“Women Love Cashmere”
Sorry for the gap in posting; I was in drunken stupors. “Albert” is the subject of today’s story; he’s in his late 20s now, but reminisced with me about the good times he had during his college years.
Albert says he was raised a “good Protestant Presbyterian, very by-the-book.” He didn’t have a very wild time in high school, but then he went away to college and “experimented” with drugs and alcohol. (The college was in a small city in the south.) During this time period, he was able to overcome his “Calvinist upbringing,” and from about 1999 to 2001, he “found [him]self getting laid all the time.” I asked, “Did 9/11 ruin it?” He replied, “It did.” You know, when thousands of Americans lost their lives in a brutal terrorist attack, I was too busy being all paranoid about Bush to be suitably mad at the hijackers. People would be all like, “They hate our freedom,” and I thought it was mindless jingoism. Now I can totally see it, though. Islamic fundamentalists do hate our freedom. Going to college and getting laid a lot might improve their attitude.
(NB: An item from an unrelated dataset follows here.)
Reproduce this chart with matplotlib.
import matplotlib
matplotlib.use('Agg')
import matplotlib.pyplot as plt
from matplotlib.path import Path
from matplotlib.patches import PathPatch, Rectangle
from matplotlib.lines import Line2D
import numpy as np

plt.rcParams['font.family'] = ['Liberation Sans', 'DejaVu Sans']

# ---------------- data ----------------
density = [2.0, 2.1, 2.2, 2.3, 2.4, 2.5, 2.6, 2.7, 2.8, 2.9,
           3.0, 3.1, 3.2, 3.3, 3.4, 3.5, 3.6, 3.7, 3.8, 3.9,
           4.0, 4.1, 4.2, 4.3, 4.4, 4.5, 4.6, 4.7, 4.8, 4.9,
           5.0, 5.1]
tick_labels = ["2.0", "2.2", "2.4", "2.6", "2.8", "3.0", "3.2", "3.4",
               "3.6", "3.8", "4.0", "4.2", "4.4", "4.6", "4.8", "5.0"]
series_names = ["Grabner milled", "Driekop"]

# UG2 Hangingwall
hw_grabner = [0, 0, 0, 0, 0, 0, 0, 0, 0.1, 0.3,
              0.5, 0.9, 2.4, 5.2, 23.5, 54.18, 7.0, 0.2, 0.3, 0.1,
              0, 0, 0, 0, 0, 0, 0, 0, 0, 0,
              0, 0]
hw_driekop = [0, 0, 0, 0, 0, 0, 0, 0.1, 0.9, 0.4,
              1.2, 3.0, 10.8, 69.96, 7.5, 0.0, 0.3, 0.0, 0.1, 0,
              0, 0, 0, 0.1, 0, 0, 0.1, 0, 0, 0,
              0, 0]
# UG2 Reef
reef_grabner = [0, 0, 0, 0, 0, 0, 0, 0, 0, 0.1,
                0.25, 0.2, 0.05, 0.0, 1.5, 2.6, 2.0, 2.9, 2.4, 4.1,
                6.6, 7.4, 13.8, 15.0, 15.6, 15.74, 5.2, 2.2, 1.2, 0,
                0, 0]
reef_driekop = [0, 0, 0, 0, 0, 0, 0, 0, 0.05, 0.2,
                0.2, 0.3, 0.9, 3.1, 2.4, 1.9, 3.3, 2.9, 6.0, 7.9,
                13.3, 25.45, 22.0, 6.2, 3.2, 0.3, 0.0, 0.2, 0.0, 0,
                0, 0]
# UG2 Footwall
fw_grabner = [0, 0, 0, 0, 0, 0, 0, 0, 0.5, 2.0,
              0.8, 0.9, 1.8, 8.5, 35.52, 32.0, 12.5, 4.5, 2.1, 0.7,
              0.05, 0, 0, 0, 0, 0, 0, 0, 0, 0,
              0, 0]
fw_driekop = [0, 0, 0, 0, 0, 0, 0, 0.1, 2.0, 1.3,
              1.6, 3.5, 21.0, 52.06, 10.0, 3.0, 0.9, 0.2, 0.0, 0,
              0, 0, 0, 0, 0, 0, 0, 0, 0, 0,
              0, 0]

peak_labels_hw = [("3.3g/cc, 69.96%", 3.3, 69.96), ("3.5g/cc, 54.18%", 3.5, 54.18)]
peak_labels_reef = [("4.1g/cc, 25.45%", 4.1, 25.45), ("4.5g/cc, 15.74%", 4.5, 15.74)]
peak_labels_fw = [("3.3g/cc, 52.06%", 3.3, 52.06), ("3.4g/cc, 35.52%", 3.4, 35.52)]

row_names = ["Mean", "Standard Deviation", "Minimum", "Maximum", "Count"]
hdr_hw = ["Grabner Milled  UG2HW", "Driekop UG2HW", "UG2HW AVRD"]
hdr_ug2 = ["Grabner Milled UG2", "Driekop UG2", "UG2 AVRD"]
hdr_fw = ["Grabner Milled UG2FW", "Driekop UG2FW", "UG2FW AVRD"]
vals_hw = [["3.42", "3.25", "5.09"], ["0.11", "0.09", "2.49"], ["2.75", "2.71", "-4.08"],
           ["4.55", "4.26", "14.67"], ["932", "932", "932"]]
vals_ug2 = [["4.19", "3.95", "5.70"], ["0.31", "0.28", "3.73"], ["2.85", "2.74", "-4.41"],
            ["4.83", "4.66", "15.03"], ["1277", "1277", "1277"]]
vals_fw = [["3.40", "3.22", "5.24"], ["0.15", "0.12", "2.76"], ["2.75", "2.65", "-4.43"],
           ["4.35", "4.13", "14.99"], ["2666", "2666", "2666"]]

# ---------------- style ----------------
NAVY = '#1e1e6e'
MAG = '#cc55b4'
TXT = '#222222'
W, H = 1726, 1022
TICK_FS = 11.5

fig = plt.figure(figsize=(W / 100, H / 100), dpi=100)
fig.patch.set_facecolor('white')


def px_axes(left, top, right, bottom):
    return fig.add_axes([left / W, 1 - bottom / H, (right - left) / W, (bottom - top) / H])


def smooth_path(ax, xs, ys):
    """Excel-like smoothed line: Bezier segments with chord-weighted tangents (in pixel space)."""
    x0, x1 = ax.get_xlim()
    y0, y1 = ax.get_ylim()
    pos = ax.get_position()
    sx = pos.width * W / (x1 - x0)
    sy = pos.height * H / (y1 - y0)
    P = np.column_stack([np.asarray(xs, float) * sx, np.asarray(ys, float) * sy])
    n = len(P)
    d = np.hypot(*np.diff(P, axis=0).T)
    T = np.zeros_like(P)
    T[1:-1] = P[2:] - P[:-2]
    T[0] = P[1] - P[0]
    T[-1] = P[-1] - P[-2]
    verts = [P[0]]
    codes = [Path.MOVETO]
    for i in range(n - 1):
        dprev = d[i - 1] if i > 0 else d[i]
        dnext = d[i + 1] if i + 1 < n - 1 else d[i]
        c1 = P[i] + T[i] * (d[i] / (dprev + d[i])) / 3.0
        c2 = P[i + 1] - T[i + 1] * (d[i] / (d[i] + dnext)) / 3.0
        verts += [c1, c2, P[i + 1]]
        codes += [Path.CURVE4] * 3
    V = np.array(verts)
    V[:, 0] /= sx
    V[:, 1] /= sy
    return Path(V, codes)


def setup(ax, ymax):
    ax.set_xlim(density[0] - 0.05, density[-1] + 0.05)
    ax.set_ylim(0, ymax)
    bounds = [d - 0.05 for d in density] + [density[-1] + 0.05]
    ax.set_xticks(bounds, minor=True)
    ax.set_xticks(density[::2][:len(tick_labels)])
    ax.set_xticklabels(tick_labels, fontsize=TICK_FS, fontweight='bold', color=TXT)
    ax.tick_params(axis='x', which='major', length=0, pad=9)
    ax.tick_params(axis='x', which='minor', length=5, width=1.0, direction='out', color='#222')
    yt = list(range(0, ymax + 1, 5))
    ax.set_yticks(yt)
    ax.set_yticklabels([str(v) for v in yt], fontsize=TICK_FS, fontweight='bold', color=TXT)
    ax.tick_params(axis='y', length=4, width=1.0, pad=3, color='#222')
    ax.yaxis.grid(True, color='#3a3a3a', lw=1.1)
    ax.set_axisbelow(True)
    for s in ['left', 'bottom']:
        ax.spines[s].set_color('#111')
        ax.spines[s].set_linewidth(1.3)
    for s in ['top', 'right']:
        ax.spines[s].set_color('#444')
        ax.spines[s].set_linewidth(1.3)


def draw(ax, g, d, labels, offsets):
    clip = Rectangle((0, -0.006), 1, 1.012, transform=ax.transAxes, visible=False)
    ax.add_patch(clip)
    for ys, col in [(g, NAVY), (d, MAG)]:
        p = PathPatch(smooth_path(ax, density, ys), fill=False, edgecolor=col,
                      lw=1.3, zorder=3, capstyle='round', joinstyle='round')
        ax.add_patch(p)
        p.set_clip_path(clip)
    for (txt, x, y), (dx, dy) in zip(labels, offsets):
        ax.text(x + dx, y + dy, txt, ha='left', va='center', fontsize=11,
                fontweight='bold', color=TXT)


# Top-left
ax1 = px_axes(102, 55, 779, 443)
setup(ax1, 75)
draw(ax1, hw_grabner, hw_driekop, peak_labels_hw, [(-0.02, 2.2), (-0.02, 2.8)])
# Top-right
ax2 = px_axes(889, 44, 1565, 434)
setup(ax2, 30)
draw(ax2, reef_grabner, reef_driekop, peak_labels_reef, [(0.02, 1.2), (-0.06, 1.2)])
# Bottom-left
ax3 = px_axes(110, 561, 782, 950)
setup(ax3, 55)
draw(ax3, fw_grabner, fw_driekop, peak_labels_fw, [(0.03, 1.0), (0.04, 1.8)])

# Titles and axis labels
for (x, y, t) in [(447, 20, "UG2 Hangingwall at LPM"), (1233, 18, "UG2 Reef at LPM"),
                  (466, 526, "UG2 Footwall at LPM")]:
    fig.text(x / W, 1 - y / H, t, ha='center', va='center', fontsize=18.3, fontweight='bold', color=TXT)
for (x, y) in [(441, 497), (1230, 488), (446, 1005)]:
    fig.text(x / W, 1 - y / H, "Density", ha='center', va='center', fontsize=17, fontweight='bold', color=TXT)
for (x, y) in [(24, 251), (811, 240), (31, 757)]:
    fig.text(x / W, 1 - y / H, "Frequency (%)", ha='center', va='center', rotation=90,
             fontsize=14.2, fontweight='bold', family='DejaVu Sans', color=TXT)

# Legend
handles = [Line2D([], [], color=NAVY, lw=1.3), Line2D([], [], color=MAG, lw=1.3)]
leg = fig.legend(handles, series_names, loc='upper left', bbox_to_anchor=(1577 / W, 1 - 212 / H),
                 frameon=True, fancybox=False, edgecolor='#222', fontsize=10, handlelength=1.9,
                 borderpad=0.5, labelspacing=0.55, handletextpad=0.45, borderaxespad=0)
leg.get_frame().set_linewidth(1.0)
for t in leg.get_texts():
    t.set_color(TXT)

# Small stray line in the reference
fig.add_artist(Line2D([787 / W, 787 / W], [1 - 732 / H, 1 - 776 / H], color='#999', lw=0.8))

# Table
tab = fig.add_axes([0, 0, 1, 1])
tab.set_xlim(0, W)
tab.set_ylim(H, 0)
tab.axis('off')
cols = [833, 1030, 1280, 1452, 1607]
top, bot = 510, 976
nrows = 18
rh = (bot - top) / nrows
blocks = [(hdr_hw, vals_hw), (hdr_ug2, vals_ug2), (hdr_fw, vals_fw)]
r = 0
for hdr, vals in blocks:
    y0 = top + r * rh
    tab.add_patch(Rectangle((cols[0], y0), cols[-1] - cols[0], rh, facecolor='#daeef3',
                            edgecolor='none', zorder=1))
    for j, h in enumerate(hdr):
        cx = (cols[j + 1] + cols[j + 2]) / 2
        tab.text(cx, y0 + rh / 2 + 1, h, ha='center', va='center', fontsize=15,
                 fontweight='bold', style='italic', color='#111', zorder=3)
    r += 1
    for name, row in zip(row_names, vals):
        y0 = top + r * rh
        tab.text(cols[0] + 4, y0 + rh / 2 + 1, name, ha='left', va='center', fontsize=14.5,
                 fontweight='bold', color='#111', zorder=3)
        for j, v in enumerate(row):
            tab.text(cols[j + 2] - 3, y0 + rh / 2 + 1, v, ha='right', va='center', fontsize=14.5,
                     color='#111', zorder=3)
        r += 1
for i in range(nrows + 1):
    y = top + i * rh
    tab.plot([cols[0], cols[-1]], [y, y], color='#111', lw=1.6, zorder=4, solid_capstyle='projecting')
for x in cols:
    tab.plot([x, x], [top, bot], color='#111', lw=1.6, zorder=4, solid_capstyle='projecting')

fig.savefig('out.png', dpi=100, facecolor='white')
Before all that went down, however, Albert’s campus was a paradise for the carefree drunkard he had become. How did he make himself over? Perhaps, like me, you’ve been watching the new season of The Pickup Artist, and have been disheartened by the execrable fashions in which Mystery and his contestants display themselves. (Seriously, this is an amazing show, but I don’t need to see men wearing a bunch of labret piercings, fur top hats, and bedazzled t-shirts! What a mess!) If that’s the case, you will be glad to know that Albert seduced a quite respectable volume of women while attired in classic masculine styles.
First of all, he acknowledges that “it could be the beard” that did it. He still has it now, but in the younger age range, a lot of guys aren’t able to grow them, and anyone who can has a Darwinian advantage. Listen up, haters: A lush, full beard is a total panty-dropper. In addition, though, his usual look consisted of khaki pants, a button-up shirt, and a v-neck cashmere sweater. He would get these sweaters at thrift stores, so he had enough of them to wear out every weekend. If it wasn’t the beard, it was the sweaters: “Women love cashmere.”
(Above, an example of a good-looking beard, for demonstration purposes; that is not Albert. Imagine if it were, though! I’d marry him.)
Our protagonist would wear usually muted colors, but accessorize the outfit with a brightly colored scarf. I approve of this look — it’s well-thought-out and dapper. His various hookups would happen when he’d go to friends’ parties. He would go outside to smoke and “the gals would be there.” As he points out, “I’m a pretty gregarious guy.” He would get talking to these gals, probably they would want to handle him because of his pleasantly soft exterior, and the next thing you know they’re making out.
Albert remembers one incident in particular. He and his roommates had a big party at their place. He had invited his co-workers at the restaurant he worked at. One of these was an older woman, about 32. (She was a waitress, he was a host.) He had never thought of her in a romantic way before, but started to do so quickly: He ran into her in the bathroom, as she was heading out and he was going in. He opened the door, and she was drying her hands. He was wearing a pair of big aviator sunglasses, and she said “nice sunglasses.”
Since she liked them so much, he put them on her. They started slipping down her face — he has a big head — and he said “you look hot.” The next thing you know, they were making out. They didn’t go all the way in the bathroom, but they didn’t need to: His bedroom was only seven steps away. At this point my notes become intelligible, because I was experimenting with alcohol when I took them, but I assume they had a good time.